◆ Task objective
Write out each line of the material again, word for word.

◆ Supplied information
— Begin —

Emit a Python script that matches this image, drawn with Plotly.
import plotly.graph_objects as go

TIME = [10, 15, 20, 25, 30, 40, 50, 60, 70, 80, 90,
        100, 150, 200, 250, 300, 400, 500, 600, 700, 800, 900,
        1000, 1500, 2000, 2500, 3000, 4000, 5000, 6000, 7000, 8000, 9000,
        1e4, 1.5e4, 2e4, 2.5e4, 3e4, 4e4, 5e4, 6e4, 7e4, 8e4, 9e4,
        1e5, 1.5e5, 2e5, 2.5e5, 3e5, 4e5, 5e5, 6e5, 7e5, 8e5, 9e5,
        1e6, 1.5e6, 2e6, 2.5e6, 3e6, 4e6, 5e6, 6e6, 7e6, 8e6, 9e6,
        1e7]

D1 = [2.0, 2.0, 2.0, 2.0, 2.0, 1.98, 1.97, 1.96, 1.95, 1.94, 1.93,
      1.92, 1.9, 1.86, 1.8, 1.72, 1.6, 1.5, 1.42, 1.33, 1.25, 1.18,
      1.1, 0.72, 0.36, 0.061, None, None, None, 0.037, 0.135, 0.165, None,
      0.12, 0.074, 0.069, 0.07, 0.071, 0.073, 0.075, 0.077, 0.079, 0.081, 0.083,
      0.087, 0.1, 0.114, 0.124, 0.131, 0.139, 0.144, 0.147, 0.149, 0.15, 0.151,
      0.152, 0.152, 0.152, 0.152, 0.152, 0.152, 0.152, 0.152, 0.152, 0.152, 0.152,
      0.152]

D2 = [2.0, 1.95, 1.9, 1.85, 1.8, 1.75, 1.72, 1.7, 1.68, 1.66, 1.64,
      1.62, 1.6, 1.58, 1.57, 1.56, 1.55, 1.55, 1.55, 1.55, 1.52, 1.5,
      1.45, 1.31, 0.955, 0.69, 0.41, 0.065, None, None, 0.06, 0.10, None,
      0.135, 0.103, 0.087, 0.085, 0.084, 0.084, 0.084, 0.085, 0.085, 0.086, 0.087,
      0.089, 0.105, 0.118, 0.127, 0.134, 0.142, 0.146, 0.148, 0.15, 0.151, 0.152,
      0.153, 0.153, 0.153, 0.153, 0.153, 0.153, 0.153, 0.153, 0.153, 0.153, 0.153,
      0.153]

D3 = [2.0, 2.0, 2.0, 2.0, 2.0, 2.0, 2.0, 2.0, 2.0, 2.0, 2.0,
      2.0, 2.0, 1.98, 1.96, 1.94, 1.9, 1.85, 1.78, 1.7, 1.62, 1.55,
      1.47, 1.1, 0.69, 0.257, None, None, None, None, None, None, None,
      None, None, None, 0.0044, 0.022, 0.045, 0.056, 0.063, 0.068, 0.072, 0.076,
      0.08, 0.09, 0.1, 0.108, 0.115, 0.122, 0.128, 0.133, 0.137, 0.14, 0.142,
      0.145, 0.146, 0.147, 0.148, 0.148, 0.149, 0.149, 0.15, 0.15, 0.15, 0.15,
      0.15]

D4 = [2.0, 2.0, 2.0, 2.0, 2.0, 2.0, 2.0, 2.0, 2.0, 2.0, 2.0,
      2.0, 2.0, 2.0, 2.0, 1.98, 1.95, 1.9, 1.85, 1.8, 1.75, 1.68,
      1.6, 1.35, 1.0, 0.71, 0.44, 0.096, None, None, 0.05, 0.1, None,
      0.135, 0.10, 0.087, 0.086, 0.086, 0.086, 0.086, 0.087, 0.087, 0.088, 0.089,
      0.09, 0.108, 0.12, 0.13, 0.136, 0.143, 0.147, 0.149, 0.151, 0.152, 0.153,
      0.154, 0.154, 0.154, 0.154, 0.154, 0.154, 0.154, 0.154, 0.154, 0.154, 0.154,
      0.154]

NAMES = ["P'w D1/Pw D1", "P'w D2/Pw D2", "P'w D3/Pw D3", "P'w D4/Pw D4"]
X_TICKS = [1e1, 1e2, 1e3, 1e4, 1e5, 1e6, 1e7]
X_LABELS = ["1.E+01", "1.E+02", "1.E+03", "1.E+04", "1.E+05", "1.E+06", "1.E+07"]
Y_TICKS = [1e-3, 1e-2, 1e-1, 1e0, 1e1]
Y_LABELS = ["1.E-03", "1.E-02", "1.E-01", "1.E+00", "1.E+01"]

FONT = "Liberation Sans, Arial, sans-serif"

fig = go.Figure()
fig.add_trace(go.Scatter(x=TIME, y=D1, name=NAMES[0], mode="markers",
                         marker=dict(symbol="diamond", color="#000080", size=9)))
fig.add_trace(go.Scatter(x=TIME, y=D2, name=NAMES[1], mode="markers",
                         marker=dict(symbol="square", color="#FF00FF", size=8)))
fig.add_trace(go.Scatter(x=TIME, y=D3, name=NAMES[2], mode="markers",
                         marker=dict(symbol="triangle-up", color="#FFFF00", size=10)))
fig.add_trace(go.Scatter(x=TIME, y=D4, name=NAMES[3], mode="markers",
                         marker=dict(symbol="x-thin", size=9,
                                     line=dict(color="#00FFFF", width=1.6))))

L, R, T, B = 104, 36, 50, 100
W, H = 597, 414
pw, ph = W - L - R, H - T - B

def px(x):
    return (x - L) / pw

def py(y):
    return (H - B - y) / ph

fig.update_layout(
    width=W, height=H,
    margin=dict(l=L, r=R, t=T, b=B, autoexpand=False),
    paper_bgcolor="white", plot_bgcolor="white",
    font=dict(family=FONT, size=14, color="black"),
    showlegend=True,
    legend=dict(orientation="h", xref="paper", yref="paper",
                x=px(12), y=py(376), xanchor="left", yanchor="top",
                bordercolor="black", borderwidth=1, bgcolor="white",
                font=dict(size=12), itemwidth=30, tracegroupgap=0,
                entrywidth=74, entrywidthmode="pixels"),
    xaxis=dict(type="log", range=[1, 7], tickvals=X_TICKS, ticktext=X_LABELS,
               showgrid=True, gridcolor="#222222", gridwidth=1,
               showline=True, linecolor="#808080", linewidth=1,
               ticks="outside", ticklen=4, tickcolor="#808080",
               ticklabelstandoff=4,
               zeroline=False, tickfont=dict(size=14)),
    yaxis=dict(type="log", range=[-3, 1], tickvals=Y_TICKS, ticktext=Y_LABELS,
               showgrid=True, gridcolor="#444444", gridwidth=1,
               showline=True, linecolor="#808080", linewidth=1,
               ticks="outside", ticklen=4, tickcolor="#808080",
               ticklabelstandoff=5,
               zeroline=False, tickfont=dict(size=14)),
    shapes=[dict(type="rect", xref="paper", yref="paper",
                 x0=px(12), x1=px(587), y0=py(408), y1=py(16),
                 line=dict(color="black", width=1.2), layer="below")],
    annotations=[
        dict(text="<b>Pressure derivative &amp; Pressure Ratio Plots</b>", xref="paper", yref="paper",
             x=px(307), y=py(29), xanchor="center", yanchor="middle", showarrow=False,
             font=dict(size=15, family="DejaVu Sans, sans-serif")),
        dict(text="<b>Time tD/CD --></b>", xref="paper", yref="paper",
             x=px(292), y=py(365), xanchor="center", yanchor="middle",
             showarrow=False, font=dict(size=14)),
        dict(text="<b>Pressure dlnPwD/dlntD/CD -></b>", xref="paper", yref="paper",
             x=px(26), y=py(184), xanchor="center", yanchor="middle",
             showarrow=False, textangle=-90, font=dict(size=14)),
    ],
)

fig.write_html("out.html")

— End —

◆ Finished task
Emit a Python script that matches this image, drawn with Plotly.
import plotly.graph_objects as go

TIME = [10, 15, 20, 25, 30, 40, 50, 60, 70, 80, 90,
        100, 150, 200, 250, 300, 400, 500, 600, 700, 800, 900,
        1000, 1500, 2000, 2500, 3000, 4000, 5000, 6000, 7000, 8000, 9000,
        1e4, 1.5e4, 2e4, 2.5e4, 3e4, 4e4, 5e4, 6e4, 7e4, 8e4, 9e4,
        1e5, 1.5e5, 2e5, 2.5e5, 3e5, 4e5, 5e5, 6e5, 7e5, 8e5, 9e5,
        1e6, 1.5e6, 2e6, 2.5e6, 3e6, 4e6, 5e6, 6e6, 7e6, 8e6, 9e6,
        1e7]

D1 = [2.0, 2.0, 2.0, 2.0, 2.0, 1.98, 1.97, 1.96, 1.95, 1.94, 1.93,
      1.92, 1.9, 1.86, 1.8, 1.72, 1.6, 1.5, 1.42, 1.33, 1.25, 1.18,
      1.1, 0.72, 0.36, 0.061, None, None, None, 0.037, 0.135, 0.165, None,
      0.12, 0.074, 0.069, 0.07, 0.071, 0.073, 0.075, 0.077, 0.079, 0.081, 0.083,
      0.087, 0.1, 0.114, 0.124, 0.131, 0.139, 0.144, 0.147, 0.149, 0.15, 0.151,
      0.152, 0.152, 0.152, 0.152, 0.152, 0.152, 0.152, 0.152, 0.152, 0.152, 0.152,
      0.152]

D2 = [2.0, 1.95, 1.9, 1.85, 1.8, 1.75, 1.72, 1.7, 1.68, 1.66, 1.64,
      1.62, 1.6, 1.58, 1.57, 1.56, 1.55, 1.55, 1.55, 1.55, 1.52, 1.5,
      1.45, 1.31, 0.955, 0.69, 0.41, 0.065, None, None, 0.06, 0.10, None,
      0.135, 0.103, 0.087, 0.085, 0.084, 0.084, 0.084, 0.085, 0.085, 0.086, 0.087,
      0.089, 0.105, 0.118, 0.127, 0.134, 0.142, 0.146, 0.148, 0.15, 0.151, 0.152,
      0.153, 0.153, 0.153, 0.153, 0.153, 0.153, 0.153, 0.153, 0.153, 0.153, 0.153,
      0.153]

D3 = [2.0, 2.0, 2.0, 2.0, 2.0, 2.0, 2.0, 2.0, 2.0, 2.0, 2.0,
      2.0, 2.0, 1.98, 1.96, 1.94, 1.9, 1.85, 1.78, 1.7, 1.62, 1.55,
      1.47, 1.1, 0.69, 0.257, None, None, None, None, None, None, None,
      None, None, None, 0.0044, 0.022, 0.045, 0.056, 0.063, 0.068, 0.072, 0.076,
      0.08, 0.09, 0.1, 0.108, 0.115, 0.122, 0.128, 0.133, 0.137, 0.14, 0.142,
      0.145, 0.146, 0.147, 0.148, 0.148, 0.149, 0.149, 0.15, 0.15, 0.15, 0.15,
      0.15]

D4 = [2.0, 2.0, 2.0, 2.0, 2.0, 2.0, 2.0, 2.0, 2.0, 2.0, 2.0,
      2.0, 2.0, 2.0, 2.0, 1.98, 1.95, 1.9, 1.85, 1.8, 1.75, 1.68,
      1.6, 1.35, 1.0, 0.71, 0.44, 0.096, None, None, 0.05, 0.1, None,
      0.135, 0.10, 0.087, 0.086, 0.086, 0.086, 0.086, 0.087, 0.087, 0.088, 0.089,
      0.09, 0.108, 0.12, 0.13, 0.136, 0.143, 0.147, 0.149, 0.151, 0.152, 0.153,
      0.154, 0.154, 0.154, 0.154, 0.154, 0.154, 0.154, 0.154, 0.154, 0.154, 0.154,
      0.154]

NAMES = ["P'w D1/Pw D1", "P'w D2/Pw D2", "P'w D3/Pw D3", "P'w D4/Pw D4"]
X_TICKS = [1e1, 1e2, 1e3, 1e4, 1e5, 1e6, 1e7]
X_LABELS = ["1.E+01", "1.E+02", "1.E+03", "1.E+04", "1.E+05", "1.E+06", "1.E+07"]
Y_TICKS = [1e-3, 1e-2, 1e-1, 1e0, 1e1]
Y_LABELS = ["1.E-03", "1.E-02", "1.E-01", "1.E+00", "1.E+01"]

FONT = "Liberation Sans, Arial, sans-serif"

fig = go.Figure()
fig.add_trace(go.Scatter(x=TIME, y=D1, name=NAMES[0], mode="markers",
                         marker=dict(symbol="diamond", color="#000080", size=9)))
fig.add_trace(go.Scatter(x=TIME, y=D2, name=NAMES[1], mode="markers",
                         marker=dict(symbol="square", color="#FF00FF", size=8)))
fig.add_trace(go.Scatter(x=TIME, y=D3, name=NAMES[2], mode="markers",
                         marker=dict(symbol="triangle-up", color="#FFFF00", size=10)))
fig.add_trace(go.Scatter(x=TIME, y=D4, name=NAMES[3], mode="markers",
                         marker=dict(symbol="x-thin", size=9,
                                     line=dict(color="#00FFFF", width=1.6))))

L, R, T, B = 104, 36, 50, 100
W, H = 597, 414
pw, ph = W - L - R, H - T - B

def px(x):
    return (x - L) / pw

def py(y):
    return (H - B - y) / ph

fig.update_layout(
    width=W, height=H,
    margin=dict(l=L, r=R, t=T, b=B, autoexpand=False),
    paper_bgcolor="white", plot_bgcolor="white",
    font=dict(family=FONT, size=14, color="black"),
    showlegend=True,
    legend=dict(orientation="h", xref="paper", yref="paper",
                x=px(12), y=py(376), xanchor="left", yanchor="top",
                bordercolor="black", borderwidth=1, bgcolor="white",
                font=dict(size=12), itemwidth=30, tracegroupgap=0,
                entrywidth=74, entrywidthmode="pixels"),
    xaxis=dict(type="log", range=[1, 7], tickvals=X_TICKS, ticktext=X_LABELS,
               showgrid=True, gridcolor="#222222", gridwidth=1,
               showline=True, linecolor="#808080", linewidth=1,
               ticks="outside", ticklen=4, tickcolor="#808080",
               ticklabelstandoff=4,
               zeroline=False, tickfont=dict(size=14)),
    yaxis=dict(type="log", range=[-3, 1], tickvals=Y_TICKS, ticktext=Y_LABELS,
               showgrid=True, gridcolor="#444444", gridwidth=1,
               showline=True, linecolor="#808080", linewidth=1,
               ticks="outside", ticklen=4, tickcolor="#808080",
               ticklabelstandoff=5,
               zeroline=False, tickfont=dict(size=14)),
    shapes=[dict(type="rect", xref="paper", yref="paper",
                 x0=px(12), x1=px(587), y0=py(408), y1=py(16),
                 line=dict(color="black", width=1.2), layer="below")],
    annotations=[
        dict(text="<b>Pressure derivative &amp; Pressure Ratio Plots</b>", xref="paper", yref="paper",
             x=px(307), y=py(29), xanchor="center", yanchor="middle", showarrow=False,
             font=dict(size=15, family="DejaVu Sans, sans-serif")),
        dict(text="<b>Time tD/CD --></b>", xref="paper", yref="paper",
             x=px(292), y=py(365), xanchor="center", yanchor="middle",
             showarrow=False, font=dict(size=14)),
        dict(text="<b>Pressure dlnPwD/dlntD/CD -></b>", xref="paper", yref="paper",
             x=px(26), y=py(184), xanchor="center", yanchor="middle",
             showarrow=False, textangle=-90, font=dict(size=14)),
    ],
)

fig.write_html("out.html")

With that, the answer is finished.